Bottom line, Onyx spurned what CDC thought of as "reasonable evidence" that CDC had adequate internal funds to consummate the offer, and imposed a deadline of Tuesday evening, July 25, 2006 PST to complete all due diligence.
Several of the conditions the Onyx board chose not to meet were to waive the provisions of Onyx's poison pill and render the provisions of Washington State's anti-takeover provision inapplicable to CDC.
So seeing as how Onyx set a due diligence deadline and then did everything in their power to make sure CDC wouldn’t meet it short of shooting CDC accountants with rubber bands, CDC's management and board has as of now determined that it is "extremely unlikely the Onyx board would ever take the actions required to satisfy the conditions to CDC's tender offer," and therefore considers continued pursuit of the tender offer "not be the best and most productive use of management's time and CDC's resources."

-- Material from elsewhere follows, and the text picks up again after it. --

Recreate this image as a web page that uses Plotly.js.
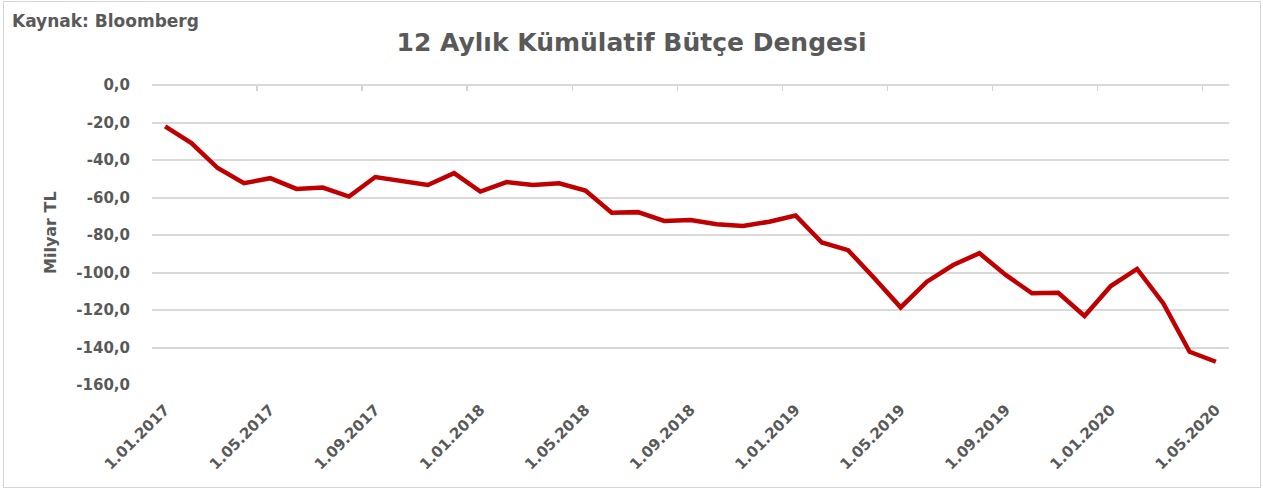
<!DOCTYPE html>
<html>
<head>
<meta charset="utf-8">
<script src="https://cdn.plot.ly/plotly-3.0.1.min.js"></script>
<style>
  html, body { margin: 0; padding: 0; background: #fff; }
  #wrap { position: relative; width: 1263px; height: 491px; }
  #chart { position: absolute; left: 0; top: 0; width: 1263px; height: 491px; }
  #frame { position: absolute; left: 3px; top: 1px; width: 1256px; height: 485px;
           border: 1.5px solid #d4d4d4; pointer-events: none; }
</style>
</head>
<body>
<div id="wrap">
  <div id="chart"></div>
  <div id="frame"></div>
</div>
<script>
// Monthly dates (category labels)
const dates = [
  "1.01.2017","1.02.2017","1.03.2017","1.04.2017","1.05.2017","1.06.2017","1.07.2017","1.08.2017",
  "1.09.2017","1.10.2017","1.11.2017","1.12.2017",
  "1.01.2018","1.02.2018","1.03.2018","1.04.2018","1.05.2018","1.06.2018","1.07.2018","1.08.2018",
  "1.09.2018","1.10.2018","1.11.2018","1.12.2018",
  "1.01.2019","1.02.2019","1.03.2019","1.04.2019","1.05.2019","1.06.2019","1.07.2019","1.08.2019",
  "1.09.2019","1.10.2019","1.11.2019","1.12.2019",
  "1.01.2020","1.02.2020","1.03.2020","1.04.2020","1.05.2020"
];

// 12-month cumulative budget balance (billion TL)
const balance = [
  -22.1, -31.0, -44.3, -52.4, -49.7, -55.4, -54.7, -59.5,
  -49.1, -51.5, -53.3, -47.0,
  -56.8, -51.8, -53.3, -52.4, -56.3, -68.1, -67.8, -72.5,
  -72.0, -74.3, -75.2, -72.9,
  -69.6, -84.0, -88.1, -103.1, -118.6, -104.9, -96.0, -89.7,
  -101.3, -111.1, -110.8, -123.2,
  -107.2, -98.1, -116.5, -142.3, -147.6
];

// Shown x tick labels (every 4th month)
const xTickLabels = [
  "1.01.2017","1.05.2017","1.09.2017","1.01.2018","1.05.2018","1.09.2018",
  "1.01.2019","1.05.2019","1.09.2019","1.01.2020","1.05.2020"
];

// Y tick values and labels
const yTickVals = [0, -20, -40, -60, -80, -100, -120, -140, -160];
const yTickText = ["0,0", "-20,0", "-40,0", "-60,0", "-80,0", "-100,0", "-120,0", "-140,0", "-160,0"];

const chartTitle = "12 Aylık Kümülatif Bütçe Dengesi";
const sourceText = "Kaynak: Bloomberg";
const yTitle = "Milyar TL";

const FONT = "DejaVu Sans, sans-serif";
const GREY = "#595959";

const traces = [
  {
    x: dates, y: balance, type: "scatter", mode: "lines",
    line: { color: "#c00000", width: 4.5 },
    hoverinfo: "skip", showlegend: false, xaxis: "x", yaxis: "y"
  },
  {
    x: dates, y: balance, type: "scatter", mode: "lines",
    line: { color: "rgba(0,0,0,0)", width: 0 },
    hoverinfo: "skip", showlegend: false, xaxis: "x2", yaxis: "y"
  }
];

const layout = {
  width: 1263, height: 491,
  margin: { l: 152, r: 34, t: 85, b: 106 },
  paper_bgcolor: "#ffffff", plot_bgcolor: "#ffffff",
  font: { family: FONT, color: GREY, size: 15, weight: "bold" },
  showlegend: false,
  hovermode: false,
  title: {
    text: chartTitle,
    x: 0.5, xref: "container", xanchor: "center",
    y: 1 - 42 / 491, yref: "container", yanchor: "middle",
    font: { family: FONT, size: 25, color: GREY, weight: "bold" }
  },
  xaxis: {
    type: "category",
    range: [-0.5, dates.length - 0.5],
    tickmode: "array",
    tickvals: xTickLabels,
    ticktext: xTickLabels,
    tickangle: -45,
    ticks: "outside", ticklen: 9, tickcolor: "rgba(0,0,0,0)",
    showgrid: false, zeroline: false, showline: false,
    tickfont: { family: FONT, size: 15, color: GREY, weight: "bold" }
  },
  xaxis2: {
    type: "category",
    overlaying: "x", side: "top", anchor: "free", position: 1,
    range: [-0.5, dates.length - 0.5],
    tickmode: "array",
    tickvals: xTickLabels,
    tickson: "boundaries",
    ticks: "inside", ticklen: 5, tickwidth: 1.5, tickcolor: "#d4d4d4",
    showticklabels: false, showgrid: false, zeroline: false, showline: false
  },
  yaxis: {
    range: [-160, 0],
    tickmode: "array",
    tickvals: yTickVals,
    ticktext: yTickText,
    ticks: "outside", ticklen: 18, tickcolor: "rgba(0,0,0,0)",
    showgrid: true, gridcolor: "#d9d9d9", gridwidth: 2,
    zeroline: true, zerolinecolor: "#d9d9d9", zerolinewidth: 2,
    showline: false,
    tickfont: { family: FONT, size: 15, color: GREY, weight: "bold" }
  },
  annotations: [
    {
      text: sourceText, xref: "paper", yref: "paper",
      x: (10 - 152) / 1077, xanchor: "left",
      y: 1 + (85 - 21) / 300, yanchor: "middle",
      showarrow: false,
      font: { family: FONT, size: 17, color: GREY, weight: "bold" }
    },
    {
      text: yTitle, xref: "paper", yref: "paper",
      x: (50 - 152) / 1077, xanchor: "center",
      y: 1 - (233 - 85) / 300, yanchor: "middle", textangle: -90,
      showarrow: false,
      font: { family: FONT, size: 16, color: GREY, weight: "bold" }
    }
  ]
};

Plotly.newPlot("chart", traces, layout, { staticPlot: true, displayModeBar: false });
</script>
</body>
</html>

Probably the correct conclusion. Oh but CDC has to play sour grapes, you know, they really didn't want to go out with that cheerleader, don't know why you would imagine they would. "On July 17, 2006, Onyx announced surprisingly poor preliminary financial results for Q2 2006, including license revenues of only $1.6 million and total revenue in the range of $11.7 million to $11.9 million," CDC officials say, still managing to sound like a guy crying in his beer at the bar.
Still, CDC continues to be "disappointed with the obstacles to productive discussions from Onyx's board of directors. We believe that the process used to sell the company will not provide Onyx shareholders with maximum value," according to Peter Yip, CEO of CDC Corporation.
But it looks like this one's over, folks. Stick a fork in it.